>>>
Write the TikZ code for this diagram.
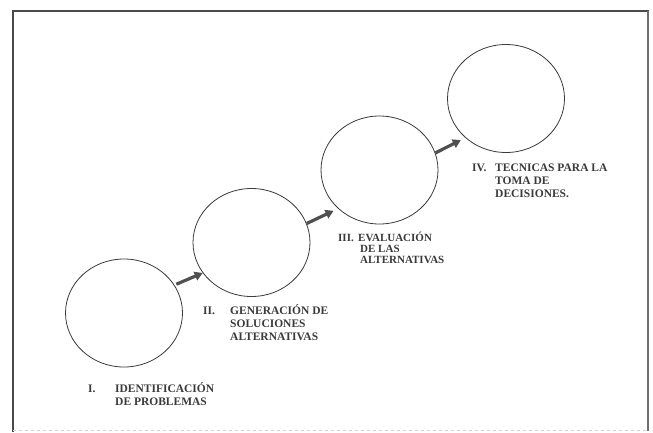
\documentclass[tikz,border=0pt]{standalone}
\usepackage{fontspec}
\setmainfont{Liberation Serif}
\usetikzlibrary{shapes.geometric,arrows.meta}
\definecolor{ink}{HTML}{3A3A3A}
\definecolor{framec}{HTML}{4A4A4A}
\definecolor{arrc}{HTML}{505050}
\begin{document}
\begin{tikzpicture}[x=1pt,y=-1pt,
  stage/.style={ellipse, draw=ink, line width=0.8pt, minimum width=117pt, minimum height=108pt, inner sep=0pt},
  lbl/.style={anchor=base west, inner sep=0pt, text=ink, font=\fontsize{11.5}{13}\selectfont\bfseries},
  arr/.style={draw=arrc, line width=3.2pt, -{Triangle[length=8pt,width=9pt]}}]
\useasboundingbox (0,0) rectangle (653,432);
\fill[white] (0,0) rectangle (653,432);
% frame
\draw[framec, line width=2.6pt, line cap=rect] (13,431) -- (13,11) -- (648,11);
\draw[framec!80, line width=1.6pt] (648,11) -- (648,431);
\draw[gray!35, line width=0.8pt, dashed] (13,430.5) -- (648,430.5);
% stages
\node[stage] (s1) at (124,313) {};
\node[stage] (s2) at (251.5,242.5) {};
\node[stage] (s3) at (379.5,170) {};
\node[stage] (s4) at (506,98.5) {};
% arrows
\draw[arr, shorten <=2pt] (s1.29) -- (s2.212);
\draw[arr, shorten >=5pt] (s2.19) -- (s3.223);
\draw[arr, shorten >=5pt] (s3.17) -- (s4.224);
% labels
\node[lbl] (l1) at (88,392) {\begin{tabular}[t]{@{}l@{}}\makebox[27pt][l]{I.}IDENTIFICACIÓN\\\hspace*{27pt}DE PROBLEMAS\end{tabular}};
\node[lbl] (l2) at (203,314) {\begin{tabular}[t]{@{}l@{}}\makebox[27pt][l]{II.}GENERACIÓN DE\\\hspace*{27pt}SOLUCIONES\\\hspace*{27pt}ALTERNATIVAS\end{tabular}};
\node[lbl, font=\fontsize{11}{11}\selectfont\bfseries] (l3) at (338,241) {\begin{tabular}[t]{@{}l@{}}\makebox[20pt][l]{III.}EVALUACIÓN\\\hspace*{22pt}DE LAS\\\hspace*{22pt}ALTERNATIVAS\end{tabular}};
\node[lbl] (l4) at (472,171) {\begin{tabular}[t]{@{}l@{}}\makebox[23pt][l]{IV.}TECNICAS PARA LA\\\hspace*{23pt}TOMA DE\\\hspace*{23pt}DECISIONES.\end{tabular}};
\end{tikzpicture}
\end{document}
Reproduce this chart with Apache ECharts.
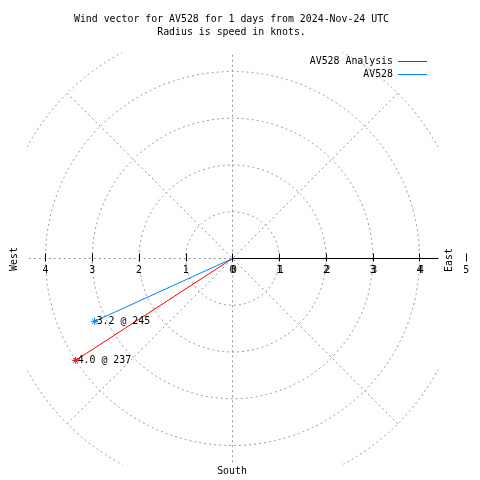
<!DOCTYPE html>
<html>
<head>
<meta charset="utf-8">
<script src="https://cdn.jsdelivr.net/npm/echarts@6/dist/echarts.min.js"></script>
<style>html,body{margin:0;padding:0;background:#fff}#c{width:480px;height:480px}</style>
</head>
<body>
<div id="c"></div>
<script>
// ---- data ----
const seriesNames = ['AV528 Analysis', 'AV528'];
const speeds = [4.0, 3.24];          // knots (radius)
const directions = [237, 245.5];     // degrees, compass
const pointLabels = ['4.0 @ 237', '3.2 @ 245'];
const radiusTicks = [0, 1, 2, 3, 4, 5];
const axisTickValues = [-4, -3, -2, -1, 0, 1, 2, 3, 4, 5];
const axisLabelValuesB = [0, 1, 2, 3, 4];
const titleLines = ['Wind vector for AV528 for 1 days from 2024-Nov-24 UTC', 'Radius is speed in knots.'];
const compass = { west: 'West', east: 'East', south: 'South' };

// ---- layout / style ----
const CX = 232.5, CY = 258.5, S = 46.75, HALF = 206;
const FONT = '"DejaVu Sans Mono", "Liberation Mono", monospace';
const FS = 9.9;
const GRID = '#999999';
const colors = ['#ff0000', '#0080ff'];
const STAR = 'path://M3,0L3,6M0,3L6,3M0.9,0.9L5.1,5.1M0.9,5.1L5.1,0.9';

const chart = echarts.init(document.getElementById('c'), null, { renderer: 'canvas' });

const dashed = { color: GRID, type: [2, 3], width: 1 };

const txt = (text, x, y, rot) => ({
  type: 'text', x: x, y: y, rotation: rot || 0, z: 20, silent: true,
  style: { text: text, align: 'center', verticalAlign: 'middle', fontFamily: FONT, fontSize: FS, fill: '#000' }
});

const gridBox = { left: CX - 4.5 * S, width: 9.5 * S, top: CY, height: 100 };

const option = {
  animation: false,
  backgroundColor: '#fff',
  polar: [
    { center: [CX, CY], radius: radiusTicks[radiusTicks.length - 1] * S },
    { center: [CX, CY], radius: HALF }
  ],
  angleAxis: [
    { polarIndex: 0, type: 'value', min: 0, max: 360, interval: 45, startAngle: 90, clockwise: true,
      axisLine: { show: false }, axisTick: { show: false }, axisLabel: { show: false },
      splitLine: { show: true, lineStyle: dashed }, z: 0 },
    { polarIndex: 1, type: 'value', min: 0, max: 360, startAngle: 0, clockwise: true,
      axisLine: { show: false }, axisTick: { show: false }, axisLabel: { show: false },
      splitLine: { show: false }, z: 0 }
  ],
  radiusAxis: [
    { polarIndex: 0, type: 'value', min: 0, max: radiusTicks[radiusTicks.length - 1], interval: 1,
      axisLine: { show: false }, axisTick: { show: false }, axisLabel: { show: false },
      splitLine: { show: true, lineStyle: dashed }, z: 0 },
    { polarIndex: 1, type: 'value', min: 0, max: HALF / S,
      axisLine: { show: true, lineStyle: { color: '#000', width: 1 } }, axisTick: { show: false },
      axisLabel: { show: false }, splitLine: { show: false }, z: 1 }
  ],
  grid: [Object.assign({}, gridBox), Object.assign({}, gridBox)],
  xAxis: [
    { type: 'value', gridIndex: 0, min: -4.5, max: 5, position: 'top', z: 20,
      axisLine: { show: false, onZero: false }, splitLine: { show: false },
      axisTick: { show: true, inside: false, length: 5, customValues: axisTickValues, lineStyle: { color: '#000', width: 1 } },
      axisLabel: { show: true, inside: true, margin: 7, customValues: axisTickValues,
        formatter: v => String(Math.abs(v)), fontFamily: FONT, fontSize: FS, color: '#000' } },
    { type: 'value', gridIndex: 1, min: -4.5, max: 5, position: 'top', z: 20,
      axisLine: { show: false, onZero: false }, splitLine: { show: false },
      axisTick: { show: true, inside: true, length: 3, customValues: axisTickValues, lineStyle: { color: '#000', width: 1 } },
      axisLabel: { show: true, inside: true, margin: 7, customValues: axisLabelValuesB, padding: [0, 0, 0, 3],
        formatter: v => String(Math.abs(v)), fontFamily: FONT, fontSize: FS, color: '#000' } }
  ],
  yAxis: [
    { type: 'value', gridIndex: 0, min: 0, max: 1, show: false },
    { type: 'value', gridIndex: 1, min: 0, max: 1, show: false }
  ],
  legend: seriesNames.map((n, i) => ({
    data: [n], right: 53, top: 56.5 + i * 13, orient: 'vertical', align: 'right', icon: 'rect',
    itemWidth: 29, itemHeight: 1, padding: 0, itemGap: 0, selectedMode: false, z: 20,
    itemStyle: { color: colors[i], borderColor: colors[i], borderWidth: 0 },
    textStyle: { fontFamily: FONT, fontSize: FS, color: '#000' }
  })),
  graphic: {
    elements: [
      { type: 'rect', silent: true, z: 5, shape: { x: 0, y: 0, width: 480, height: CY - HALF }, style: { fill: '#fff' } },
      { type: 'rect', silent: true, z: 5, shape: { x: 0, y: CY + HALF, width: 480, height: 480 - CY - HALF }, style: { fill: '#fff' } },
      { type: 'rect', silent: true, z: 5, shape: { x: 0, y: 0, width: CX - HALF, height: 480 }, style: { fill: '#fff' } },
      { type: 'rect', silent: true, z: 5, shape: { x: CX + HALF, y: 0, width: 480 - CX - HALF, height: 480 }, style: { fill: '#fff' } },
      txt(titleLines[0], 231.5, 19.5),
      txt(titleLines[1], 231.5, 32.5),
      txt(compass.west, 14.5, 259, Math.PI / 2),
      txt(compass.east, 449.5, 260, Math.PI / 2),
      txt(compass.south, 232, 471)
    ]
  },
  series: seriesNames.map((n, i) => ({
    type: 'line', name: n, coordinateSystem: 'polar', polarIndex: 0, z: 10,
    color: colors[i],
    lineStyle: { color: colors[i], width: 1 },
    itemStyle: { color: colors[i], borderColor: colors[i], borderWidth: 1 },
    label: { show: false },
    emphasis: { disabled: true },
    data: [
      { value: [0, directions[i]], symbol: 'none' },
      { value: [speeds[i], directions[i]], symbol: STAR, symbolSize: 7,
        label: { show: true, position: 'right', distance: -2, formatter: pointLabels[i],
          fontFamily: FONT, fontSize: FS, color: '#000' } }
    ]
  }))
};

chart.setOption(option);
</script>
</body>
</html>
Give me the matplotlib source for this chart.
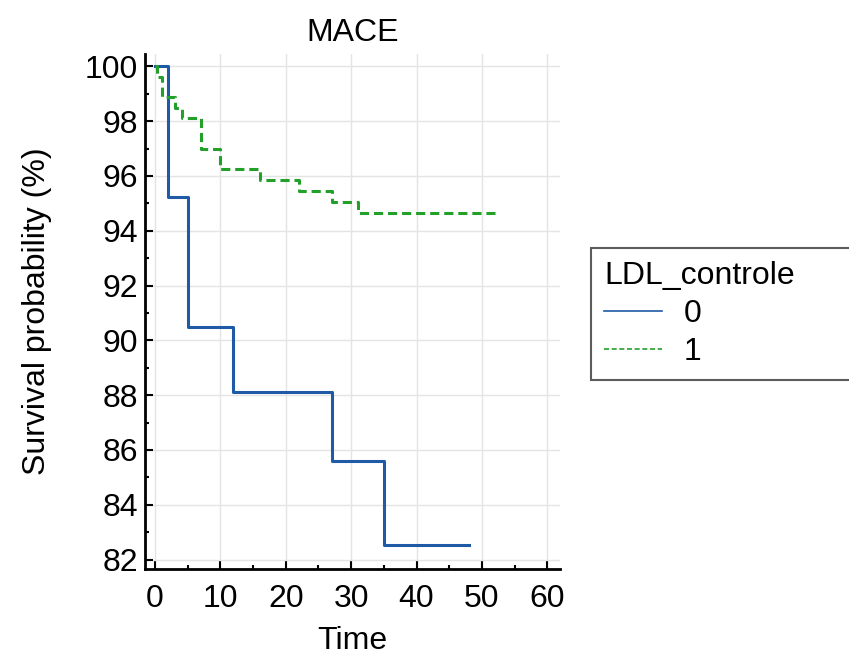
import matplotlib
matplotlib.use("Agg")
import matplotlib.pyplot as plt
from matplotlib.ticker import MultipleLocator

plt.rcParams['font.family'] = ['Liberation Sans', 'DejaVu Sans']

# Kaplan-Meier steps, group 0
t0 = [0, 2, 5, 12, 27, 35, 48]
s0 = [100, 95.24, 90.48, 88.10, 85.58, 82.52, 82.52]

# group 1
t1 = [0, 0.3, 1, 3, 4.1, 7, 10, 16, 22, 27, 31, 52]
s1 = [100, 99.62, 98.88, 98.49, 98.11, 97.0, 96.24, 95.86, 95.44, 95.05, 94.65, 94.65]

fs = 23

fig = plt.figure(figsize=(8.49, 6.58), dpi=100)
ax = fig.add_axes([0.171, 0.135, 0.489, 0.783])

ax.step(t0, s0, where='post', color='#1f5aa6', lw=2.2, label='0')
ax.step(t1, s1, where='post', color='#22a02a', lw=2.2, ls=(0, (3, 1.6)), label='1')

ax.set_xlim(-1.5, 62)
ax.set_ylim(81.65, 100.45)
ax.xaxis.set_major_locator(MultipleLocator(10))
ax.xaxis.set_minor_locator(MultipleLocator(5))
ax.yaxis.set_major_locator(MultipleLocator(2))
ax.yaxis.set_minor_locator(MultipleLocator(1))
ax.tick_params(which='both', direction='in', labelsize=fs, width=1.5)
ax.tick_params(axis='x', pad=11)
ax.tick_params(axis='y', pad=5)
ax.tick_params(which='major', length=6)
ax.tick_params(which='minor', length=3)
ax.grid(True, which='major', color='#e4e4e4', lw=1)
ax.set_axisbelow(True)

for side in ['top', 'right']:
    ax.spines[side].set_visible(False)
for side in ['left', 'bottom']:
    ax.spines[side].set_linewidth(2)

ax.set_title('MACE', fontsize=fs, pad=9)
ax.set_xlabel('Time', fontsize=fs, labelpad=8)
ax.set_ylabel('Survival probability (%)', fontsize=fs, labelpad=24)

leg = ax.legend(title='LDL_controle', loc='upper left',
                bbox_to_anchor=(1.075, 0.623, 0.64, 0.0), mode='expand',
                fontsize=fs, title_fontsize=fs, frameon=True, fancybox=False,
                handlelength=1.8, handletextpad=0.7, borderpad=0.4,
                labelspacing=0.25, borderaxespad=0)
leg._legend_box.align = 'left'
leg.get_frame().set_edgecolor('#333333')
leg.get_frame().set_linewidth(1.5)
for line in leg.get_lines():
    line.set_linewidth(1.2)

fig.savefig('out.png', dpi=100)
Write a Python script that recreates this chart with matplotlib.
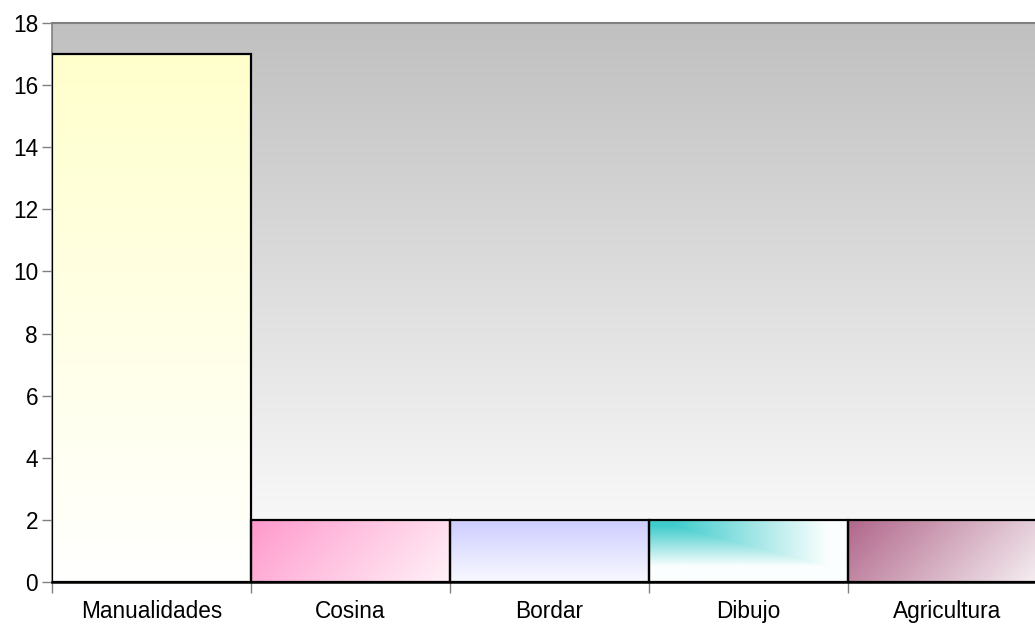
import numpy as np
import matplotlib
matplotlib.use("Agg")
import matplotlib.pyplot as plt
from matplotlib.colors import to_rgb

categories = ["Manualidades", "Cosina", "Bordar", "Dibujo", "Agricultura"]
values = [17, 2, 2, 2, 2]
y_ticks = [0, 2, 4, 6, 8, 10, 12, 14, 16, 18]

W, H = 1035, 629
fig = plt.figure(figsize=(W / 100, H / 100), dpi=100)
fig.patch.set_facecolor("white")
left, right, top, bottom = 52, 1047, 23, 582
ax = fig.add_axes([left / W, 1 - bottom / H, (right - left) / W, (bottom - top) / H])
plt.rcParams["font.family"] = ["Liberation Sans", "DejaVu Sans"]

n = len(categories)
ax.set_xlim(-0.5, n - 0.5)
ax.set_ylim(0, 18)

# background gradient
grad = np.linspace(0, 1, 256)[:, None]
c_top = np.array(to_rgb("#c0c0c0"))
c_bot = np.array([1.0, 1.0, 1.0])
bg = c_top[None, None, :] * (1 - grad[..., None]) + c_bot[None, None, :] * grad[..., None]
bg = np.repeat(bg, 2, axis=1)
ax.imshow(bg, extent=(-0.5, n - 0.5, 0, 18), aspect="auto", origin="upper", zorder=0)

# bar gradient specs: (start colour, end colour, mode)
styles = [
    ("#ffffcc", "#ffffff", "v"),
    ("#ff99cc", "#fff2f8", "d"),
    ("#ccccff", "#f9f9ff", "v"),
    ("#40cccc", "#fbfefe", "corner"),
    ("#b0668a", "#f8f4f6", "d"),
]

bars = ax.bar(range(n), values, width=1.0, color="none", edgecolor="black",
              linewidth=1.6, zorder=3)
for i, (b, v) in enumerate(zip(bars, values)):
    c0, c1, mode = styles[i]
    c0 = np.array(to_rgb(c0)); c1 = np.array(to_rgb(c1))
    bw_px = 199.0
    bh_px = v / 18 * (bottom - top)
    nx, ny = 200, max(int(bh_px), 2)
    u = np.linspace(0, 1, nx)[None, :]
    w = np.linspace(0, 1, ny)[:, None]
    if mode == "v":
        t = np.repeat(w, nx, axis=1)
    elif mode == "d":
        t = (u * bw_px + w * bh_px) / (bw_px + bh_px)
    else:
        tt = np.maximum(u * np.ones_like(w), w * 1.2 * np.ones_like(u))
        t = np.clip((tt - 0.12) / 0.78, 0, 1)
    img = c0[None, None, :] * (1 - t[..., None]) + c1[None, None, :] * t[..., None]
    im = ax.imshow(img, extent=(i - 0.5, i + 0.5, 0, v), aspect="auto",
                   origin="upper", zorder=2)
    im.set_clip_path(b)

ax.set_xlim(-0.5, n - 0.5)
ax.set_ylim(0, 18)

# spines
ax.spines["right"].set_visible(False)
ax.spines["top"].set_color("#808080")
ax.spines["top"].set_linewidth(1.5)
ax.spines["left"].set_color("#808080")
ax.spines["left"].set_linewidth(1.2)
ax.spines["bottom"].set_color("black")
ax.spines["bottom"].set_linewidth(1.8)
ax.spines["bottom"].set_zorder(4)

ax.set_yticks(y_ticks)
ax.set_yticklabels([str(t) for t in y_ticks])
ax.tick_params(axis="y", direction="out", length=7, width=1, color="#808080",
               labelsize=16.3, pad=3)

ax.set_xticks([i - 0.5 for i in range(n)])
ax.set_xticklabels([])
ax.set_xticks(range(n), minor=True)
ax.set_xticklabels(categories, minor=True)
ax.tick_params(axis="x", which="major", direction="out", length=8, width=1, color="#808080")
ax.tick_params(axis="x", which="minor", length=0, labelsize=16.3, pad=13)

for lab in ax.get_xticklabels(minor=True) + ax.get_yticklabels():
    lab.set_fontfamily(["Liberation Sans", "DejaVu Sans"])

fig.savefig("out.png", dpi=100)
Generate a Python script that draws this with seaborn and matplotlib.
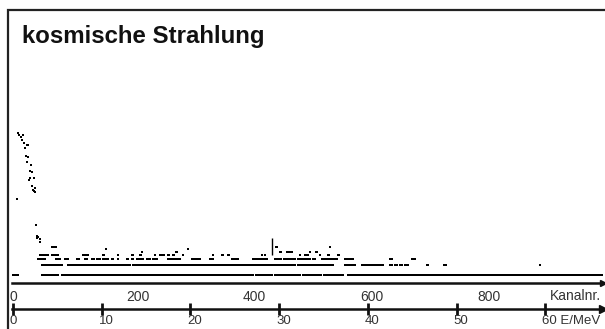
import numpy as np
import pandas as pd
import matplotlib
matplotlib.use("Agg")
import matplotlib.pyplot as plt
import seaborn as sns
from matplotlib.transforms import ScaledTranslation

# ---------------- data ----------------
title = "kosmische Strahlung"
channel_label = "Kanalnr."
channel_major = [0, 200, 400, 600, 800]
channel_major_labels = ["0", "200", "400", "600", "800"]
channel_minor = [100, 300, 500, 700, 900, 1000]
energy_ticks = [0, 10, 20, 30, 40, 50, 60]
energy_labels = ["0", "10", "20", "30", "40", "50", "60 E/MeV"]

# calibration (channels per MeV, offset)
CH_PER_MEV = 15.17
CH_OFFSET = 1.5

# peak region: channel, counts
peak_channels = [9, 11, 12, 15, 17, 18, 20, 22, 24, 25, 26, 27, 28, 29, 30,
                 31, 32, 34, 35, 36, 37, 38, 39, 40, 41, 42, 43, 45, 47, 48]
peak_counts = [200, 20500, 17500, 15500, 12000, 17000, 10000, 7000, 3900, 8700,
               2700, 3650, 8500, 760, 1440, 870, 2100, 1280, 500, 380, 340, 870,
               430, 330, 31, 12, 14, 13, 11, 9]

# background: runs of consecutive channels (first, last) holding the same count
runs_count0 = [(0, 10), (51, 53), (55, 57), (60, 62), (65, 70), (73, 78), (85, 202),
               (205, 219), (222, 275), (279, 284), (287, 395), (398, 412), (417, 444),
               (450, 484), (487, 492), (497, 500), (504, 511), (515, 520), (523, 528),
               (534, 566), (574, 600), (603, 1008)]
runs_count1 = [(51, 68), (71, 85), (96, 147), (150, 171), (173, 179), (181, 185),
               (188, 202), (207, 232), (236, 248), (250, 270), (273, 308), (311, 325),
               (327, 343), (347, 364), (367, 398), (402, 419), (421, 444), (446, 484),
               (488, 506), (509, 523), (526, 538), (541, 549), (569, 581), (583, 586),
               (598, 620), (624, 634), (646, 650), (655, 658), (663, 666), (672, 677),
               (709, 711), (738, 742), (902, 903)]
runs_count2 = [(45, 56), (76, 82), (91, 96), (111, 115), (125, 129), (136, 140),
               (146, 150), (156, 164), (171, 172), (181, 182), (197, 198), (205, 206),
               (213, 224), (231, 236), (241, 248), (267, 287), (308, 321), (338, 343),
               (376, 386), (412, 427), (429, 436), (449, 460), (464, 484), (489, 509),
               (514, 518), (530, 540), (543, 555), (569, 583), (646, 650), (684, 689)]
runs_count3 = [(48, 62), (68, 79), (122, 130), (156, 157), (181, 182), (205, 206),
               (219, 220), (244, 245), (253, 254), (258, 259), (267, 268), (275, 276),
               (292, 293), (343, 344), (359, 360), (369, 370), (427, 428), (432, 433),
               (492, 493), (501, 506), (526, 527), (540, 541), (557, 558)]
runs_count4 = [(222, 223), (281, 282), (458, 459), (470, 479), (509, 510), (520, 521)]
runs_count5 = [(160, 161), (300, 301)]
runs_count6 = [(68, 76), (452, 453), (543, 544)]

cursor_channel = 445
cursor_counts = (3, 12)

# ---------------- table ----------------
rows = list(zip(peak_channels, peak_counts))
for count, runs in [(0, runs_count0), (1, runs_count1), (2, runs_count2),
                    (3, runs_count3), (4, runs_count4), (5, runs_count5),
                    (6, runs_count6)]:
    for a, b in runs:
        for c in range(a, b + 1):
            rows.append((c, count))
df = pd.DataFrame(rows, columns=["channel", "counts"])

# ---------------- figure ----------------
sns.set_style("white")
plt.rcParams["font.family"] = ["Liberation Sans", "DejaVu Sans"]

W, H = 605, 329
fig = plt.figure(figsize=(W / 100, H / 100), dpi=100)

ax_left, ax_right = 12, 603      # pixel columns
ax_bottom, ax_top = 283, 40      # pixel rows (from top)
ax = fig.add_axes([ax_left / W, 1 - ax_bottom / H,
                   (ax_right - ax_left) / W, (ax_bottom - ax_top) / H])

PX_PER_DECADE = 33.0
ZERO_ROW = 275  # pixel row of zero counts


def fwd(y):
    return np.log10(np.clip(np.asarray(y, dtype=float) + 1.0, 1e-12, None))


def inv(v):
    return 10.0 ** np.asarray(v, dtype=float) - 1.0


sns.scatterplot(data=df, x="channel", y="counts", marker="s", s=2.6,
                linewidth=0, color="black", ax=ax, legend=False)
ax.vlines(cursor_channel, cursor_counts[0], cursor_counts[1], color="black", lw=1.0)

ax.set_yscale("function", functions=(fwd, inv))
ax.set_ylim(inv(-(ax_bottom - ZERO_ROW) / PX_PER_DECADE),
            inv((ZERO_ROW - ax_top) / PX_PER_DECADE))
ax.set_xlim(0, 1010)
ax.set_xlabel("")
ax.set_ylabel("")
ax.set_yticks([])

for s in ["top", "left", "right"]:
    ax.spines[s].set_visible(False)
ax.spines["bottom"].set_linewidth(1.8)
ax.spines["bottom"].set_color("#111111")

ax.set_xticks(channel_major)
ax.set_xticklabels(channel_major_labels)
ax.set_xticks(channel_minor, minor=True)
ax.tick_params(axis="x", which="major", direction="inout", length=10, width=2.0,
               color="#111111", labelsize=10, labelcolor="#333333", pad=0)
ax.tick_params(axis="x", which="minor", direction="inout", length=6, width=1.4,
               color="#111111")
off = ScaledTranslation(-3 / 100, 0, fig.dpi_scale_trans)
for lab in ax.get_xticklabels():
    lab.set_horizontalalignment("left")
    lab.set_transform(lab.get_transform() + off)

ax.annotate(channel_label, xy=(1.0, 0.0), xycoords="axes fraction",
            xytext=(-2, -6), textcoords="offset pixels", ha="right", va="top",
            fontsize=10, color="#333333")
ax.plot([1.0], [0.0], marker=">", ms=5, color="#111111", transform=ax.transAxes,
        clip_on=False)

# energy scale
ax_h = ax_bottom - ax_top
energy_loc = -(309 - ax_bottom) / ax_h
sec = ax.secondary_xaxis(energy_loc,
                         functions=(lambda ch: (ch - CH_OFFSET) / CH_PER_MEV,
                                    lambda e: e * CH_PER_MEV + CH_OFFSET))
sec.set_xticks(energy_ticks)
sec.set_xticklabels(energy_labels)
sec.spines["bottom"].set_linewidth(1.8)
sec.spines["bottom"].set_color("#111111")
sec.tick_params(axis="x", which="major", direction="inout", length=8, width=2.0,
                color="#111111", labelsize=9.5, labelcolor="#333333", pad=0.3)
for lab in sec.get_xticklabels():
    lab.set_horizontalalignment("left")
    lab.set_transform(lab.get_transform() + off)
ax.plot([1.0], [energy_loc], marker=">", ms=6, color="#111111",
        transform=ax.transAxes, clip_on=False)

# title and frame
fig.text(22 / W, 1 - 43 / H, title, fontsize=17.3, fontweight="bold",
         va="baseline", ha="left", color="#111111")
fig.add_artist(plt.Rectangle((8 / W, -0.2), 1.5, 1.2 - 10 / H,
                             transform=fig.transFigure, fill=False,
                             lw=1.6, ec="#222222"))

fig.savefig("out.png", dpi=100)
<<<
Go back to the listing above and reproduce, exactly, the stretch from the line bearing "Write a Python" through the line bearing "ax.imshow(bg, extent=(-0.5, n", without its pictures.

◆ WRITTEN ANSWER:
Write a Python script that recreates this chart with matplotlib.
import numpy as np
import matplotlib
matplotlib.use("Agg")
import matplotlib.pyplot as plt
from matplotlib.colors import to_rgb

categories = ["Manualidades", "Cosina", "Bordar", "Dibujo", "Agricultura"]
values = [17, 2, 2, 2, 2]
y_ticks = [0, 2, 4, 6, 8, 10, 12, 14, 16, 18]

W, H = 1035, 629
fig = plt.figure(figsize=(W / 100, H / 100), dpi=100)
fig.patch.set_facecolor("white")
left, right, top, bottom = 52, 1047, 23, 582
ax = fig.add_axes([left / W, 1 - bottom / H, (right - left) / W, (bottom - top) / H])
plt.rcParams["font.family"] = ["Liberation Sans", "DejaVu Sans"]

n = len(categories)
ax.set_xlim(-0.5, n - 0.5)
ax.set_ylim(0, 18)

# background gradient
grad = np.linspace(0, 1, 256)[:, None]
c_top = np.array(to_rgb("#c0c0c0"))
c_bot = np.array([1.0, 1.0, 1.0])
bg = c_top[None, None, :] * (1 - grad[..., None]) + c_bot[None, None, :] * grad[..., None]
bg = np.repeat(bg, 2, axis=1)
ax.imshow(bg, extent=(-0.5, n - 0.5, 0, 18), aspect="auto", origin="upper", zorder=0)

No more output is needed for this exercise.